<<<<

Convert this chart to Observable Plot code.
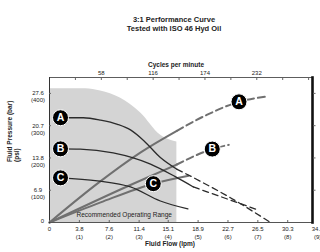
<!DOCTYPE html>
<html><head><meta charset="utf-8">
<script src="https://cdn.jsdelivr.net/npm/d3@7"></script>
<script src="https://cdn.jsdelivr.net/npm/@observablehq/plot@0.6"></script>
<style>body{margin:0;background:#fff}</style>
</head><body><div id="chart"></div>
<script>
// ---- data (flow in lpm, pressure in bar) ----
const flowTicks = [0, 3.8, 7.6, 11.4, 15.1, 18.9, 22.7, 26.5, 30.3, 34.1];
const gpmLabels = ["", "(1)", "(2)", "(3)", "(4)", "(5)", "(6)", "(7)", "(8)", "(9)"];
const barTicks = [6.9, 13.8, 20.7, 27.6];
const psiLabels = ["(100)", "(200)", "(300)", "(400)"];
const cpmTicks = [29, 58, 87, 116, 145, 174, 203, 232, 261, 290];
const cpmLabelTicks = [58, 116, 174, 232];
const cpmPerLpm = 8.8;
const flowMax = 33.45, barMax = 31;

// recommended operating range (upper boundary)
const rangeFlow = [0, 4.6, 6.5, 9.0, 11.6, 14.1, 15.4, 16.2];
const rangeBar  = [28.6, 28.6, 28.1, 26.6, 23.4, 18.7, 17.6, 17.2];
const rangeEdge = 16.2;

// pressure curves (black)
const aPresFlow = [1.4, 4.3, 6.5, 8.65, 10.3, 12.0, 14.1, 16.2];
const aPresBar  = [22.4, 22.4, 21.9, 21.0, 19.8, 17.5, 13.9, 11.4];
const aPresDashFlow = [16.2, 19.2, 23.0, 28.1];
const aPresDashBar  = [11.4, 8.8, 5.3, 0];
const bPresFlow = [1.4, 3.9, 8.1, 12.85, 16.0, 18.3];
const bPresBar  = [15.75, 15.7, 14.9, 12.5, 9.8, 7.6];
const bPresDashFlow = [18.3, 26.5];
const bPresDashBar  = [7.6, 2.7];
const cPresFlow = [1.4, 6.1, 10.3, 14.1, 17.6];
const cPresBar  = [9.55, 8.9, 7.6, 4.6, 2.9];

// grey lines from origin
const aGreyFlow = [0, 6, 11.6, 16.2];
const aGreyBar  = [0, 8.2, 15.0, 19.6];
const aGreyDashFlow = [16.2, 20, 24.1, 27.5];
const aGreyDashBar  = [19.6, 23.0, 25.8, 26.9];
const bGreyFlow = [0, 10, 16.2];
const bGreyBar  = [0, 7.8, 12.4];
const bGreyDashFlow = [16.2, 20.7, 22.8];
const bGreyDashBar  = [12.4, 15.7, 16.6];
const cGreyFlow = [0, 6.5, 13.2, 17.7];
const cGreyBar  = [0, 4.3, 8.3, 10.0];

// badges
const badgeLetters = ["A", "B", "C", "A", "B", "C"];
const badgeFlow = [1.4, 1.4, 1.4, 24.1, 20.7, 13.2];
const badgeBar  = [22.4, 15.75, 9.55, 25.8, 15.7, 8.3];

const zip = (xs, ys) => xs.map((x, i) => ({x, y: ys[i]}));
const range = zip(rangeFlow, rangeBar);
const badges = badgeLetters.map((l, i) => ({l, x: badgeFlow[i], y: badgeBar[i]}));
const flowIn = flowTicks.filter(d => d <= flowMax);

const dark = "#2b2b2b", grey = "#707070";
const lineOpts = (stroke, w, dash) => ({x: "x", y: "y", stroke, strokeWidth: w, strokeDasharray: dash, curve: "monotone-x"});

const chart = Plot.plot({
  width: 320, height: 252,
  marginTop: 77, marginBottom: 30, marginLeft: 49, marginRight: 8,
  x: {domain: [0, flowMax], axis: null},
  y: {domain: [0, barMax], axis: null},
  style: {fontFamily: "'Liberation Sans', Arial, sans-serif", fontSize: "6px", background: "#fff", color: "#222"},
  marks: [
    Plot.areaY(range, {x: "x", y: "y", fill: "#d4d4d4", curve: "monotone-x"}),
    Plot.text(["Recommended Operating Range"], {x: () => rangeEdge, frameAnchor: "bottom", textAnchor: "end", dx: -5, dy: -5.5, fontSize: 6.5, fill: "#222"}),
    // grey lines
    Plot.line(zip(aGreyFlow, aGreyBar), lineOpts(grey, 2)),
    Plot.line(zip(bGreyFlow, bGreyBar), lineOpts(grey, 2)),
    Plot.line(zip(cGreyFlow, cGreyBar), lineOpts(grey, 2)),
    Plot.line(zip(aGreyDashFlow, aGreyDashBar), lineOpts(grey, 2, "7,4")),
    Plot.line(zip(bGreyDashFlow, bGreyDashBar), lineOpts(grey, 2, "7,4")),
    // pressure curves
    Plot.line(zip(aPresFlow, aPresBar), lineOpts(dark, 1.3)),
    Plot.line(zip(bPresFlow, bPresBar), lineOpts(dark, 1.3)),
    Plot.line(zip(cPresFlow, cPresBar), lineOpts(dark, 1.3)),
    Plot.line(zip(aPresDashFlow, aPresDashBar), lineOpts(dark, 1.3, "6,4")),
    Plot.line(zip(bPresDashFlow, bPresDashBar), lineOpts(dark, 1.3, "6,4")),
    // frame
    Plot.frame({anchor: "top", stroke: "#333", strokeWidth: 0.8}),
    Plot.frame({anchor: "bottom", stroke: "#555", strokeWidth: 1}),
    Plot.frame({anchor: "left", stroke: "#333", strokeWidth: 1}),
    Plot.frame({anchor: "right", stroke: "#111", strokeWidth: 2.6}),
    Plot.axisX({anchor: "bottom", ticks: flowIn, tickSize: -2, tickFormat: () => "", label: null, stroke: "#666"}),
    Plot.axisY({anchor: "left", ticks: barTicks, tickSize: -2, tickFormat: () => "", label: null, stroke: "#666"}),
    Plot.axisY({anchor: "right", ticks: barTicks, tickSize: 2.5, tickFormat: () => "", label: null, stroke: "#666"}),
    Plot.axisX({anchor: "top", ticks: cpmTicks.map(d => d / cpmPerLpm), tickSize: -2, tickFormat: () => "", label: null, stroke: "#666"}),
    // tick labels
    Plot.text(flowTicks, {x: d => d, frameAnchor: "bottom", dy: 8.5, text: d => String(d), textAnchor: "middle"}),
    Plot.text(flowTicks, {x: d => d, frameAnchor: "bottom", dy: 16.5, text: (d, i) => gpmLabels[i], textAnchor: "middle"}),
    Plot.text(barTicks, {y: d => d, frameAnchor: "left", dx: -11.5, text: d => d.toFixed(1), textAnchor: "middle"}),
    Plot.text(barTicks, {y: d => d, frameAnchor: "left", dx: -11.5, dy: 7, text: (d, i) => psiLabels[i], textAnchor: "middle"}),
    Plot.text(["0"], {frameAnchor: "bottom-left", dx: -7, textAnchor: "middle"}),
    Plot.text(cpmLabelTicks, {x: d => d / cpmPerLpm, frameAnchor: "top", dy: -7, text: d => String(d), textAnchor: "middle"}),
    // titles
    Plot.text(["3:1 Performance Curve"], {frameAnchor: "top", dx: -7, dy: -61, fontSize: 7.5, fontWeight: "bold", fill: "#222"}),
    Plot.text(["Tested with ISO 46 Hyd Oil"], {frameAnchor: "top", dx: -7, dy: -52, fontSize: 7.5, fontWeight: "bold", fill: "#222"}),
    Plot.text(["Cycles per minute"], {frameAnchor: "top", dx: -5, dy: -15, fontSize: 6.5, fontWeight: "bold", fill: "#222"}),
    Plot.text(["Fluid Flow (lpm)"], {frameAnchor: "bottom", dx: -11, dy: 23, fontSize: 6.5, fontWeight: "bold", fill: "#222"}),
    Plot.text(["Fluid Pressure (bar)"], {frameAnchor: "left", dx: -40, dy: 12, rotate: -90, fontSize: 6.5, fontWeight: "bold", fill: "#222"}),
    Plot.text(["(psi)"], {frameAnchor: "left", dx: -33, dy: 12, rotate: -90, fontSize: 6.5, fontWeight: "bold", fill: "#222"}),
    // badges
    Plot.dot(badges, {x: "x", y: "y", r: 8, fill: "#000", stroke: "#fff", strokeWidth: 1}),
    Plot.text(badges, {x: "x", y: "y", text: "l", fill: "#fff", fontSize: 10.5, fontWeight: "bold"})
  ]
});
document.getElementById("chart").appendChild(chart);
</script></body></html>
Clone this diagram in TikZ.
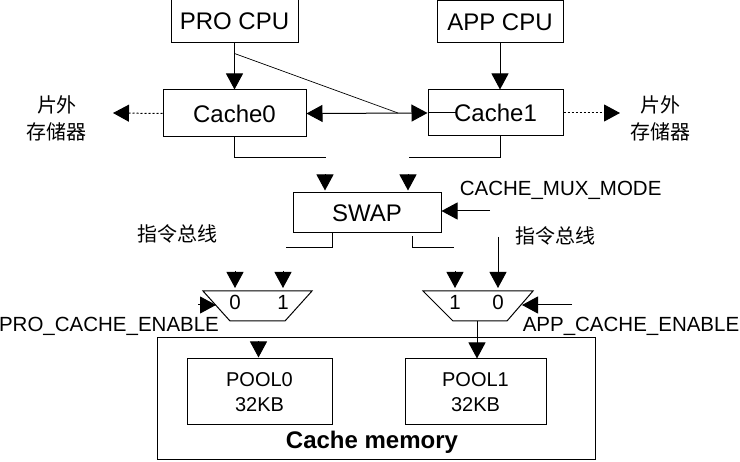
\documentclass[tikz,border=0pt]{standalone}
\usepackage{fontspec}
\setmainfont{Liberation Sans}
\newfontfamily\cjk{Noto Sans CJK SC}
\usepackage{tikz}
\usetikzlibrary{calc,arrows.meta,positioning}

\begin{document}
\begin{tikzpicture}[x=1pt,y=-1pt,>={Triangle[length=16pt,width=17pt]},line width=1pt,
  box/.style={draw,inner sep=0pt,font=\fontsize{24}{26}\selectfont},
  pool/.style={draw,inner sep=0pt,minimum width=143,minimum height=66,align=center,font=\fontsize{20}{25}\selectfont},
  sig/.style={font=\fontsize{20.5}{22}\selectfont},
  hz/.style={font=\cjk\fontsize{20}{27}\selectfont,align=center}]
  \useasboundingbox (0,0) rectangle (740,462);

  % --- CPUs and caches ---
  \node[box,minimum width=127,minimum height=43] (pro) at (234.5,21.5) {PRO CPU};
  \node[box,minimum width=126,minimum height=42] (app) at (500,22) {APP CPU};
  \node[box,minimum width=143,minimum height=47] (cache0) at (234.5,113.5) {Cache0};
  \node[box,minimum width=135,minimum height=46] (cache1) at (495.5,113) {Cache1};
  \draw[->] (pro.south) -- (cache0.north);
  \draw[->] (app.south) -- (app.south |- cache1.north);
  \coordinate (cross) at (398,113);
  \draw[line width=0.7pt] ($(pro.south)+(0,10)$) -- (cross);
  \draw[<->] (cache0.east) -- (cache1.west);
  \draw (cache1.west) -- ($(cache1.west)+(29,0)$);

  % --- external memory ---
  \node[hz] (ext0) at (57,118) {片外\\存储器};
  \node[hz] (ext1) at (660,118) {片外\\存储器};
  \draw[->,dash pattern=on 2pt off 2pt] (cache0.west) -- (113,113);
  \draw[->,dash pattern=on 2pt off 2pt] (cache1.east) -- (620,113);

  % --- SWAP ---
  \node[box,minimum width=148,minimum height=40] (swap) at (367,213) {SWAP};
  \draw (cache0.south) |- (326,158);
  \draw (app.south |- cache1.south) |- (409,158);
  \draw[->] ($(swap.north)+(-42,-18)$) -- ($(swap.north)+(-42,-2)$);
  \draw[->] ($(swap.north)+(41,-18)$) -- ($(swap.north)+(41,-2)$);
  \node[sig,anchor=west] (mux) at (456,190) {CACHE\_MUX\_MODE};
  \coordinate (muxin) at (490,211);
  \draw[->] (muxin) -- (muxin -| swap.east);
  \draw ($(swap.south)+(-35,0)$) |- (286,248);
  \draw ($(swap.south)+(45,3)$) |- (454,248);
  \node[hz] (bus0) at (177,234) {指令总线};
  \node[hz] (bus1) at (555,236) {指令总线};

  % --- left mux ---
  \draw (203,291) -- (312,291) -- (285,321) -- (230,321) -- cycle;
  \node[sig] (l0) at (235,302) {0};
  \node[sig] (l1) at (283,302) {1};
  \draw[->] (235,271) -- (235,288);
  \draw[->] (283,271) -- (283,288);
  \draw[->] (198,305) -- (216,305);
  \node[sig] (proen) at (109,326) {PRO\_CACHE\_ENABLE};

  % --- right mux ---
  \draw (423,291) -- (533,291) -- (507,321) -- (453,321) -- cycle;
  \node[sig] (r1) at (455,302) {1};
  \node[sig] (r0) at (498,302) {0};
  \draw[->] (455,271) -- (455,288);
  \draw[->] (498,237) -- (498,288);
  \draw[->] (572,305) -- (522,305);
  \node[sig] (appen) at (631,326) {APP\_CACHE\_ENABLE};

  % --- Cache memory ---
  \node[draw,minimum width=438,minimum height=122] (mem) at (376,399) {};
  \node[pool,minimum width=145] (pool0) at (259.5,392) {POOL0\\32KB};
  \node[pool,minimum width=141] (pool1) at (475.5,392) {POOL1\\32KB};
  \node[font=\bfseries\fontsize{24}{26}\selectfont] (memlbl) at (372,442) {Cache memory};
  \coordinate (muxout) at (477,321);
  \draw[->] ($(pool0.north)+(-1,-17)$) -- ($(pool0.north)+(-1,-1)$);
  \draw[->] (muxout) -- (muxout |- pool1.north);
\end{tikzpicture}
\end{document}
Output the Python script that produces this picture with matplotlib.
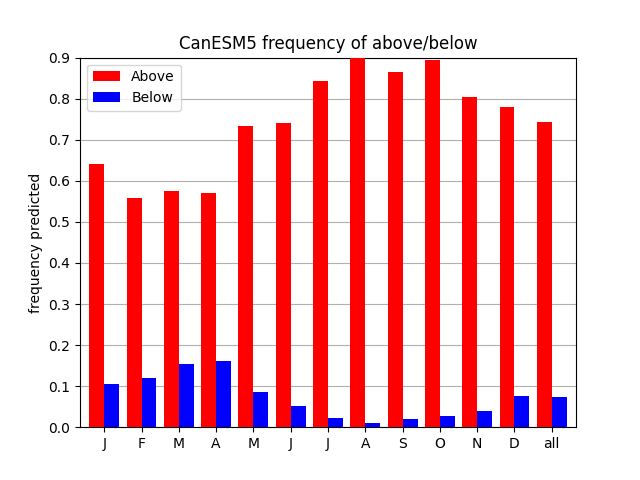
import numpy as np
import matplotlib
matplotlib.use("Agg")
import matplotlib.pyplot as plt

# month labels and frequencies
months = ["J", "F", "M", "A", "M", "J", "J", "A", "S", "O", "N", "D", "all"]
above = [0.641, 0.558, 0.576, 0.571, 0.734, 0.741, 0.844, 0.898, 0.866, 0.893, 0.805, 0.780, 0.744]
below = [0.105, 0.120, 0.154, 0.161, 0.085, 0.051, 0.022, 0.010, 0.020, 0.027, 0.039, 0.076, 0.073]

x = np.arange(len(months))
width = 0.4

fig, ax = plt.subplots(figsize=(6.4, 4.8), dpi=100)
ax.bar(x - width / 2, above, width, color="red", label="Above", zorder=3)
ax.bar(x + width / 2, below, width, color="blue", label="Below", zorder=3)

ax.set_xticks(x)
ax.set_xticklabels(months)
# same limits a pandas bar plot would give
ax.set_xlim(-0.65, len(months) - 1 + 0.65)
ax.set_ylim(0, 0.9)
ax.yaxis.grid(True, color="#b0b0b0", zorder=0)
ax.set_axisbelow(True)
ax.set_ylabel("frequency predicted")
ax.set_title("CanESM5 frequency of above/below")
ax.legend(loc="upper left")

plt.savefig("out.png")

>>>>

| JOB |
From the first line of the entries above down to the line holding "7.6, 4.6, 2.9];", quote each line exactly and nothing else, skipping pictures.

| SOLUTION BELOW |
Convert this chart to Observable Plot code.
<!DOCTYPE html>
<html><head><meta charset="utf-8">
<script src="https://cdn.jsdelivr.net/npm/d3@7"></script>
<script src="https://cdn.jsdelivr.net/npm/@observablehq/plot@0.6"></script>
<style>body{margin:0;background:#fff}</style>
</head><body><div id="chart"></div>
<script>
// ---- data (flow in lpm, pressure in bar) ----
const flowTicks = [0, 3.8, 7.6, 11.4, 15.1, 18.9, 22.7, 26.5, 30.3, 34.1];
const gpmLabels = ["", "(1)", "(2)", "(3)", "(4)", "(5)", "(6)", "(7)", "(8)", "(9)"];
const barTicks = [6.9, 13.8, 20.7, 27.6];
const psiLabels = ["(100)", "(200)", "(300)", "(400)"];
const cpmTicks = [29, 58, 87, 116, 145, 174, 203, 232, 261, 290];
const cpmLabelTicks = [58, 116, 174, 232];
const cpmPerLpm = 8.8;
const flowMax = 33.45, barMax = 31;

// recommended operating range (upper boundary)
const rangeFlow = [0, 4.6, 6.5, 9.0, 11.6, 14.1, 15.4, 16.2];
const rangeBar  = [28.6, 28.6, 28.1, 26.6, 23.4, 18.7, 17.6, 17.2];
const rangeEdge = 16.2;

// pressure curves (black)
const aPresFlow = [1.4, 4.3, 6.5, 8.65, 10.3, 12.0, 14.1, 16.2];
const aPresBar  = [22.4, 22.4, 21.9, 21.0, 19.8, 17.5, 13.9, 11.4];
const aPresDashFlow = [16.2, 19.2, 23.0, 28.1];
const aPresDashBar  = [11.4, 8.8, 5.3, 0];
const bPresFlow = [1.4, 3.9, 8.1, 12.85, 16.0, 18.3];
const bPresBar  = [15.75, 15.7, 14.9, 12.5, 9.8, 7.6];
const bPresDashFlow = [18.3, 26.5];
const bPresDashBar  = [7.6, 2.7];
const cPresFlow = [1.4, 6.1, 10.3, 14.1, 17.6];
const cPresBar  = [9.55, 8.9, 7.6, 4.6, 2.9];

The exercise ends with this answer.